Results 1 to 5 of 5

Math Help - ship problem

  1. #1
    Member
    Joined
    Apr 2006
    Posts
    91

    ship problem

    A ship P is travelling due East at 30 km/h and a Ship Q is travelling due South at 40 km/h.
    Both ships keep constant speed and course. At t=0 they are each 10 km from the point of intersection of their courses and moving towards the point.

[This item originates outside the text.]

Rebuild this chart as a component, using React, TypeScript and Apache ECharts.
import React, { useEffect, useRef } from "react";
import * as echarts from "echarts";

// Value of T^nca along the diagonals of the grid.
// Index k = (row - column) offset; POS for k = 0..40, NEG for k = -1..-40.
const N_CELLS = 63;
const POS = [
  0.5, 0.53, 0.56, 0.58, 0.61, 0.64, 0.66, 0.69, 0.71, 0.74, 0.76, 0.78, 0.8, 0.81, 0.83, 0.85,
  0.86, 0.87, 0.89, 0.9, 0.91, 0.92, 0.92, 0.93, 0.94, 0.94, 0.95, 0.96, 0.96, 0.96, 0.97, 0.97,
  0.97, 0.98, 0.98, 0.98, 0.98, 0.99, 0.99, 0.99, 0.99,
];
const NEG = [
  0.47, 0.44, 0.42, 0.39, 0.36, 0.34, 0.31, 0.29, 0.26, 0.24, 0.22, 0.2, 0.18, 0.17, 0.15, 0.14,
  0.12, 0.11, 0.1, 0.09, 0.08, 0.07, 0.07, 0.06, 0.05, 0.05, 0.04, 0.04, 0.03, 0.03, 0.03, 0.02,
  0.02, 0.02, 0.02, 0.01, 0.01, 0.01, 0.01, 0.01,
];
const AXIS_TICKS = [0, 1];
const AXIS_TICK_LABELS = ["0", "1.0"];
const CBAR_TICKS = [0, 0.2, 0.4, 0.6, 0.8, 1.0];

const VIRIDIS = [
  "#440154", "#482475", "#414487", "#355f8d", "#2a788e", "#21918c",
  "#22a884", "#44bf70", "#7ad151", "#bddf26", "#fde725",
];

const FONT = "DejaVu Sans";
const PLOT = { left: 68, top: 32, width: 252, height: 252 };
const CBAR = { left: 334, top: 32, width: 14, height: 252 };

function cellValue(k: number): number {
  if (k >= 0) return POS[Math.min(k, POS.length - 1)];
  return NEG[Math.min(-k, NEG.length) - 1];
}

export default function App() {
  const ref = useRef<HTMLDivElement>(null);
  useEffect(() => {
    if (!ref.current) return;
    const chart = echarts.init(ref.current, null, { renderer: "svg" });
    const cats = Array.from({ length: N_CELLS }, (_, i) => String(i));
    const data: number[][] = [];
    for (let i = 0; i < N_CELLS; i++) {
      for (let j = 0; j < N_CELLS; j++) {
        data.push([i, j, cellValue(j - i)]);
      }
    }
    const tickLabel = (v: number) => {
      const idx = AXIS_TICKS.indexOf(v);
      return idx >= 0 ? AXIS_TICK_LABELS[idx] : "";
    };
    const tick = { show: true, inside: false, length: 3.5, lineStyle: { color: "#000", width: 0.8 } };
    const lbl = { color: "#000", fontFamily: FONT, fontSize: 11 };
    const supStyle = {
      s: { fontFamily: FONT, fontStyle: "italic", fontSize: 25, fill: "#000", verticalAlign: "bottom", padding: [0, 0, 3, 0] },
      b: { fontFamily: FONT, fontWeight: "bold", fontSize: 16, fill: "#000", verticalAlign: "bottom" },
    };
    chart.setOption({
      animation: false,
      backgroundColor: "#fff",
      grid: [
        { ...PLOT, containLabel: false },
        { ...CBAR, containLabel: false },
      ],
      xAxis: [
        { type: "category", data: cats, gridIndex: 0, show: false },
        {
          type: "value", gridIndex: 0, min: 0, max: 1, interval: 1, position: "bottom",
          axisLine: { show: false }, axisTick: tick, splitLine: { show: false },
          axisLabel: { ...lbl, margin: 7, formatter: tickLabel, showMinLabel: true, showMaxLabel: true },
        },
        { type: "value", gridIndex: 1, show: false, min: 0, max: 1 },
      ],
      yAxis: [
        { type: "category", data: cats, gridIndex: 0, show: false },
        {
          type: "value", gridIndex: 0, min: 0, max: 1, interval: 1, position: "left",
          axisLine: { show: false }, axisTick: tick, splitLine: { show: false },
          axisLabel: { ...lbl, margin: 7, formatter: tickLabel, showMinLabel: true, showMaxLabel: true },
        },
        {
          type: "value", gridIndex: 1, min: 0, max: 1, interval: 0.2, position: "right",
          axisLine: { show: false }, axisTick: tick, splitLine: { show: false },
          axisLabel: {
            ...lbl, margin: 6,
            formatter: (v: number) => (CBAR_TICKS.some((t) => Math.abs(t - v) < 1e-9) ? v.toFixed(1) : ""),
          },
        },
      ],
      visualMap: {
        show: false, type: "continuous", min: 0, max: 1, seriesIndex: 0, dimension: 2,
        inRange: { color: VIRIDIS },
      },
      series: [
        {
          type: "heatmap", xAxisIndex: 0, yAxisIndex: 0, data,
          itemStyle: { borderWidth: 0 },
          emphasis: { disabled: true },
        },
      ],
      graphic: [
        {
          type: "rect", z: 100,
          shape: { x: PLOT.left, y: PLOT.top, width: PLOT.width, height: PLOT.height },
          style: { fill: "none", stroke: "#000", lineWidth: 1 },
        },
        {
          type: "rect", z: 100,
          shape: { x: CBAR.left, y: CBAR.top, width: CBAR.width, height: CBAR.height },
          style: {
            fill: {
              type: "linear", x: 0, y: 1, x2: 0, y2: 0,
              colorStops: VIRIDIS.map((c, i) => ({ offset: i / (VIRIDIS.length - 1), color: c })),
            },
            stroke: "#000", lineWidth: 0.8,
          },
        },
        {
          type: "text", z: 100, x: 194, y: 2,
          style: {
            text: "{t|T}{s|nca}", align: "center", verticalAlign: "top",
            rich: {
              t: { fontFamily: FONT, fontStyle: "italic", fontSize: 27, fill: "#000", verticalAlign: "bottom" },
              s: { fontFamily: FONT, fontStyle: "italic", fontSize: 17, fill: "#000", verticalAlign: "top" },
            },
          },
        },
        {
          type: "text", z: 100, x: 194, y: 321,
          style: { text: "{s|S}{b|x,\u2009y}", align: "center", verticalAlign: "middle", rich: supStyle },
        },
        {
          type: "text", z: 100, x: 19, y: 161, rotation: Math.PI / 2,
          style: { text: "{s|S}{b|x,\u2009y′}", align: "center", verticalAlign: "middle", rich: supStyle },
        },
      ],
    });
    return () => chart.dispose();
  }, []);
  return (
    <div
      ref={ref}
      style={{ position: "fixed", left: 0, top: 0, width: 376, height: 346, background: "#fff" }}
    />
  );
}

    Iv found the co-ordinates of Q relative to P at t=0
    ---->X=(10,10)km

    iv also found the velocity of Q relative to P----> V= V[Q] -V[P]
    -----.V= (0,40) - V(30,0)
    ----- V= (-30,40)km/h

    but im struggling to find the time at which P and Q are closest to each other...is there anyone that can help??? thankz
    Follow Math Help Forum on Facebook and Google+

  2. #2
    Eater of Worlds
    galactus's Avatar
    Joined
    Jul 2006
    From
    Chaneysville, PA
    Posts
    3,001
    Thanks
    1
    At t=0, they are both 10 kms from their intersection.

    Think Pythagoras. Let D=square of distance between ships.

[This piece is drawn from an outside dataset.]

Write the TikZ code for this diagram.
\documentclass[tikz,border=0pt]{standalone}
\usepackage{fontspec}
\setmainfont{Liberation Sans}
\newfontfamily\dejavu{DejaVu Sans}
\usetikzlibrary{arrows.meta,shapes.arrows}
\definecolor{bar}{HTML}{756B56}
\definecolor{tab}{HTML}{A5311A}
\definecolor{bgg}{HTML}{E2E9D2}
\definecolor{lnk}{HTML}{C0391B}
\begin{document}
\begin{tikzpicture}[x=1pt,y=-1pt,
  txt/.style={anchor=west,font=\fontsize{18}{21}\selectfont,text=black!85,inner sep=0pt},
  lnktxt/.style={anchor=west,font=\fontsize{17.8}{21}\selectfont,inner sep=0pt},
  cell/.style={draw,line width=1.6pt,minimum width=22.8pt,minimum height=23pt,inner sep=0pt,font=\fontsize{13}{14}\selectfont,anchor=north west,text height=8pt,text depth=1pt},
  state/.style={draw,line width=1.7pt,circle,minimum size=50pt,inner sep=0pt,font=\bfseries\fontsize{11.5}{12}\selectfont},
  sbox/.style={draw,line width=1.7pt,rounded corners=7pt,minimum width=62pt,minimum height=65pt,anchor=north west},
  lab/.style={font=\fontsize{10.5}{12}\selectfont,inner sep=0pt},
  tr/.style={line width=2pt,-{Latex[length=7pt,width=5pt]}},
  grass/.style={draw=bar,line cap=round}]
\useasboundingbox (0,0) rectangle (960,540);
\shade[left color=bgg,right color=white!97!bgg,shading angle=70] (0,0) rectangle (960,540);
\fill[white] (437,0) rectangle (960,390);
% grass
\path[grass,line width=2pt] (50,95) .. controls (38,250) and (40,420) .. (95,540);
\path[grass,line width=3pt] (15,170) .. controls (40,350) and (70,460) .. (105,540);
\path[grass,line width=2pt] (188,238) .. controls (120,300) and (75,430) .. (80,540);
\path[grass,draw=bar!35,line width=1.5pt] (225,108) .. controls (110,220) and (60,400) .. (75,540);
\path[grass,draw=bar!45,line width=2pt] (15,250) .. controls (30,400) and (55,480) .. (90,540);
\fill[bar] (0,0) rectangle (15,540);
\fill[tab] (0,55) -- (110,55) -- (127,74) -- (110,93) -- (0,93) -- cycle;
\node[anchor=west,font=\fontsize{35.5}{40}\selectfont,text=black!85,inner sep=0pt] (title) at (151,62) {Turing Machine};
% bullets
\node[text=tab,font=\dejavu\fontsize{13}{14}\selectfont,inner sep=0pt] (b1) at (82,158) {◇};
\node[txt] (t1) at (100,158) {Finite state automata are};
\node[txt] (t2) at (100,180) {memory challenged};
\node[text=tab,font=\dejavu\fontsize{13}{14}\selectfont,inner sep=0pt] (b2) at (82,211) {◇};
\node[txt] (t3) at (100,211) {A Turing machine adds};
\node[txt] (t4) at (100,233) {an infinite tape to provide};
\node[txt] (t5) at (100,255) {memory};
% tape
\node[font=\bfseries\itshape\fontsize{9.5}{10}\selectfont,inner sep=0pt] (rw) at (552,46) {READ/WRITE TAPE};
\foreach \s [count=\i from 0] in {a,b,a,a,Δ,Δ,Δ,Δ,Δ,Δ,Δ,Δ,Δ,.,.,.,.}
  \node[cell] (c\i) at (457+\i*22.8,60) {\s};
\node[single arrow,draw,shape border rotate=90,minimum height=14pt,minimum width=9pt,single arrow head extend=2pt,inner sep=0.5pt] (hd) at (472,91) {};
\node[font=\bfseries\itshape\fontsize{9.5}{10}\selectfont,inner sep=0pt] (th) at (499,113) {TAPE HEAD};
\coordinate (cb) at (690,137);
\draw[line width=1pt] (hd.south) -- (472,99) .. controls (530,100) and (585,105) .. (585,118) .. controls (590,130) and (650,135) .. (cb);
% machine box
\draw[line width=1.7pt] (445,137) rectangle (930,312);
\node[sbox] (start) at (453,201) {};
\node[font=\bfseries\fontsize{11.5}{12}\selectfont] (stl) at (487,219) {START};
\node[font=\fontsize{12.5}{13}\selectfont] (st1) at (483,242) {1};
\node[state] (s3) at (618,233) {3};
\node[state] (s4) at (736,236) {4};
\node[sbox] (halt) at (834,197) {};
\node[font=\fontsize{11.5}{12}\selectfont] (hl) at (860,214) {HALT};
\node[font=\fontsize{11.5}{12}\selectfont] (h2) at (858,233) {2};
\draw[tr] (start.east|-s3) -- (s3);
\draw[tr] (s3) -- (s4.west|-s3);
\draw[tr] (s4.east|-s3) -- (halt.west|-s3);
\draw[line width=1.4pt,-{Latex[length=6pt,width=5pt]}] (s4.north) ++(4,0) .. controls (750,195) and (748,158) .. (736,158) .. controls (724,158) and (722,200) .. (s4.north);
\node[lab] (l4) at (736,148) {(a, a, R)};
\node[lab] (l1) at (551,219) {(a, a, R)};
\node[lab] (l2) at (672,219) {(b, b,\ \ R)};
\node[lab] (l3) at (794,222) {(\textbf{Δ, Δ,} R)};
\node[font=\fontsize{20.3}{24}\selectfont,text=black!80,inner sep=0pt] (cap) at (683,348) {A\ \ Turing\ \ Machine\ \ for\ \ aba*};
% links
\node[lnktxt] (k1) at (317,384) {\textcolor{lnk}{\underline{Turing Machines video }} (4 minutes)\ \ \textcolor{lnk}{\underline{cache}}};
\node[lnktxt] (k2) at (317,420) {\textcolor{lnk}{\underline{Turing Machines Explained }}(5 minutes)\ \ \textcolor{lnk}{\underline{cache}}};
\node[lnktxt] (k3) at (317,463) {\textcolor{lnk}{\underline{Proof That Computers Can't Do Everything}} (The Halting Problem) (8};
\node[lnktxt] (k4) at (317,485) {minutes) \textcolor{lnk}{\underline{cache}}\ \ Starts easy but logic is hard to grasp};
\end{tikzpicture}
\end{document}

    D(t)=(10-30t)^{2}+(10-40t)^{2}

    D'(t)=2(10-30t)(-30)+2(10=40t)(-40)

    D'(t)=5000t-1400

    5000t-1400=0

    t=\frac{7}{25}
    Follow Math Help Forum on Facebook and Google+

  3. #3
    Member
    Joined
    Apr 2006
    Posts
    91
    Quote Originally Posted by galactus
    At t=0, they are both 10 kms from their intersection.

    Think Pythagoras. Let D=square of distance between ships.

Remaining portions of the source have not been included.